Objective:
Leave the pictures out, and retype all of the material exactly as written.
── Data extract
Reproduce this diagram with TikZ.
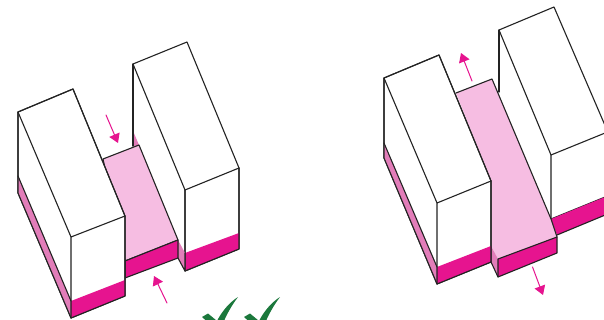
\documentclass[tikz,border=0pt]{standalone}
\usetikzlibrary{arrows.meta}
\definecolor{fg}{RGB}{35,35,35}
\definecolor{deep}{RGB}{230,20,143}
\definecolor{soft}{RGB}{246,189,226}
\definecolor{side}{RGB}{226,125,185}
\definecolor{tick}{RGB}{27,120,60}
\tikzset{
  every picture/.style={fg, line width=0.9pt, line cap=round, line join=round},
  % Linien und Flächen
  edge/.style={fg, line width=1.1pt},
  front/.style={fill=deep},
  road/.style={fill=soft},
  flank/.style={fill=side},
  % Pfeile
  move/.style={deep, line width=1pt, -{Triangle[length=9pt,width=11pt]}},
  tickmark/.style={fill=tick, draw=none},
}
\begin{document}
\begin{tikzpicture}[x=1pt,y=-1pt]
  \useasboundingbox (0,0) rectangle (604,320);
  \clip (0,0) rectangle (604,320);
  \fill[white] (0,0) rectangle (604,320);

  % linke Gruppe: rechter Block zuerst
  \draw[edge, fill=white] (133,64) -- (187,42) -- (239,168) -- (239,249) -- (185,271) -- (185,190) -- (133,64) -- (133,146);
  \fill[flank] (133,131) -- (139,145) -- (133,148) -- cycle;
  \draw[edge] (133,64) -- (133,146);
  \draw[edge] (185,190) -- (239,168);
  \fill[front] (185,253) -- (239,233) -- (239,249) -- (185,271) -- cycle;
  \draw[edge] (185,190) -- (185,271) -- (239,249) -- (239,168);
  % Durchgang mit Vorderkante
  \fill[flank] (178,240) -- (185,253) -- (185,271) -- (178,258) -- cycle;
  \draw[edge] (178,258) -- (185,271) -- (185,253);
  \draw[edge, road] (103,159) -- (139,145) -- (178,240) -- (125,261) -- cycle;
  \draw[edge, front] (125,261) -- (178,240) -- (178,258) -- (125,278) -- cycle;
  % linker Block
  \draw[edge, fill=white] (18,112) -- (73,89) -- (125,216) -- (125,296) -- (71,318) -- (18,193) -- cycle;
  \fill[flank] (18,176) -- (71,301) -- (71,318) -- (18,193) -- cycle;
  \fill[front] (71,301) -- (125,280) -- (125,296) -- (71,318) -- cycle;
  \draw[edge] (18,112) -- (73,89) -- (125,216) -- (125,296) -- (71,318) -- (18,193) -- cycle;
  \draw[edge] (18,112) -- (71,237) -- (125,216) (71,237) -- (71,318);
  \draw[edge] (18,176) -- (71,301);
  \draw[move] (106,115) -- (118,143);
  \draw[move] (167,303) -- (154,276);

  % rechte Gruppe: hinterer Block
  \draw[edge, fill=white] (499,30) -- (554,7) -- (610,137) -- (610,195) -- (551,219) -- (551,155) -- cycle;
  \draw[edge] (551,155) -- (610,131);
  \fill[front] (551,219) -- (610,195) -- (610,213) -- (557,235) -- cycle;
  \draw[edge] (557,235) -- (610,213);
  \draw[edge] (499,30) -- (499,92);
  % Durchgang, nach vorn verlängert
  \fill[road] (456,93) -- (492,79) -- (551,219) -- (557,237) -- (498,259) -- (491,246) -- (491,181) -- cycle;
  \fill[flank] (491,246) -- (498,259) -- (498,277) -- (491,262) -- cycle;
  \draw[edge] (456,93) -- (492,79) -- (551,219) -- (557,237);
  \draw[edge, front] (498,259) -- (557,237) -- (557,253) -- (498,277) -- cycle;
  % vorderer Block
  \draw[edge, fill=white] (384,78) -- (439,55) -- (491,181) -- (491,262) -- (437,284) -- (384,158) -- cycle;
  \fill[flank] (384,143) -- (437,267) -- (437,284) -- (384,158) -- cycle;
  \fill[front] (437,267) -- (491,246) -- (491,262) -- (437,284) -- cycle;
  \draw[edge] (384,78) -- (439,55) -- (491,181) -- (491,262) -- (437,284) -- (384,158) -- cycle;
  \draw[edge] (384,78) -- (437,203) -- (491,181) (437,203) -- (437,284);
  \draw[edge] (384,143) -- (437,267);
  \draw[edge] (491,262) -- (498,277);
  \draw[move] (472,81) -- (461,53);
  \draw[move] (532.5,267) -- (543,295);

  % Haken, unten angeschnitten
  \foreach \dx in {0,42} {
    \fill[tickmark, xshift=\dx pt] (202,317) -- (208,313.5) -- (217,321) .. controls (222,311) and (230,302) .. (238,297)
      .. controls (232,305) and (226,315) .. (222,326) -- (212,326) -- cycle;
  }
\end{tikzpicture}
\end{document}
────
Completed exercise:
Reproduce this diagram with TikZ.
\documentclass[tikz,border=0pt]{standalone}
\usetikzlibrary{arrows.meta}
\definecolor{fg}{RGB}{35,35,35}
\definecolor{deep}{RGB}{230,20,143}
\definecolor{soft}{RGB}{246,189,226}
\definecolor{side}{RGB}{226,125,185}
\definecolor{tick}{RGB}{27,120,60}
\tikzset{
  every picture/.style={fg, line width=0.9pt, line cap=round, line join=round},
  % Linien und Flächen
  edge/.style={fg, line width=1.1pt},
  front/.style={fill=deep},
  road/.style={fill=soft},
  flank/.style={fill=side},
  % Pfeile
  move/.style={deep, line width=1pt, -{Triangle[length=9pt,width=11pt]}},
  tickmark/.style={fill=tick, draw=none},
}
\begin{document}
\begin{tikzpicture}[x=1pt,y=-1pt]
  \useasboundingbox (0,0) rectangle (604,320);
  \clip (0,0) rectangle (604,320);
  \fill[white] (0,0) rectangle (604,320);

  % linke Gruppe: rechter Block zuerst
  \draw[edge, fill=white] (133,64) -- (187,42) -- (239,168) -- (239,249) -- (185,271) -- (185,190) -- (133,64) -- (133,146);
  \fill[flank] (133,131) -- (139,145) -- (133,148) -- cycle;
  \draw[edge] (133,64) -- (133,146);
  \draw[edge] (185,190) -- (239,168);
  \fill[front] (185,253) -- (239,233) -- (239,249) -- (185,271) -- cycle;
  \draw[edge] (185,190) -- (185,271) -- (239,249) -- (239,168);
  % Durchgang mit Vorderkante
  \fill[flank] (178,240) -- (185,253) -- (185,271) -- (178,258) -- cycle;
  \draw[edge] (178,258) -- (185,271) -- (185,253);
  \draw[edge, road] (103,159) -- (139,145) -- (178,240) -- (125,261) -- cycle;
  \draw[edge, front] (125,261) -- (178,240) -- (178,258) -- (125,278) -- cycle;
  % linker Block
  \draw[edge, fill=white] (18,112) -- (73,89) -- (125,216) -- (125,296) -- (71,318) -- (18,193) -- cycle;
  \fill[flank] (18,176) -- (71,301) -- (71,318) -- (18,193) -- cycle;
  \fill[front] (71,301) -- (125,280) -- (125,296) -- (71,318) -- cycle;
  \draw[edge] (18,112) -- (73,89) -- (125,216) -- (125,296) -- (71,318) -- (18,193) -- cycle;
  \draw[edge] (18,112) -- (71,237) -- (125,216) (71,237) -- (71,318);
  \draw[edge] (18,176) -- (71,301);
  \draw[move] (106,115) -- (118,143);
  \draw[move] (167,303) -- (154,276);

  % rechte Gruppe: hinterer Block
  \draw[edge, fill=white] (499,30) -- (554,7) -- (610,137) -- (610,195) -- (551,219) -- (551,155) -- cycle;
  \draw[edge] (551,155) -- (610,131);
  \fill[front] (551,219) -- (610,195) -- (610,213) -- (557,235) -- cycle;
  \draw[edge] (557,235) -- (610,213);
  \draw[edge] (499,30) -- (499,92);
  % Durchgang, nach vorn verlängert
  \fill[road] (456,93) -- (492,79) -- (551,219) -- (557,237) -- (498,259) -- (491,246) -- (491,181) -- cycle;
  \fill[flank] (491,246) -- (498,259) -- (498,277) -- (491,262) -- cycle;
  \draw[edge] (456,93) -- (492,79) -- (551,219) -- (557,237);
  \draw[edge, front] (498,259) -- (557,237) -- (557,253) -- (498,277) -- cycle;
  % vorderer Block
  \draw[edge, fill=white] (384,78) -- (439,55) -- (491,181) -- (491,262) -- (437,284) -- (384,158) -- cycle;
  \fill[flank] (384,143) -- (437,267) -- (437,284) -- (384,158) -- cycle;
  \fill[front] (437,267) -- (491,246) -- (491,262) -- (437,284) -- cycle;
  \draw[edge] (384,78) -- (439,55) -- (491,181) -- (491,262) -- (437,284) -- (384,158) -- cycle;
  \draw[edge] (384,78) -- (437,203) -- (491,181) (437,203) -- (437,284);
  \draw[edge] (384,143) -- (437,267);
  \draw[edge] (491,262) -- (498,277);
  \draw[move] (472,81) -- (461,53);
  \draw[move] (532.5,267) -- (543,295);

  % Haken, unten angeschnitten
  \foreach \dx in {0,42} {
    \fill[tickmark, xshift=\dx pt] (202,317) -- (208,313.5) -- (217,321) .. controls (222,311) and (230,302) .. (238,297)
      .. controls (232,305) and (226,315) .. (222,326) -- (212,326) -- cycle;
  }
\end{tikzpicture}
\end{document}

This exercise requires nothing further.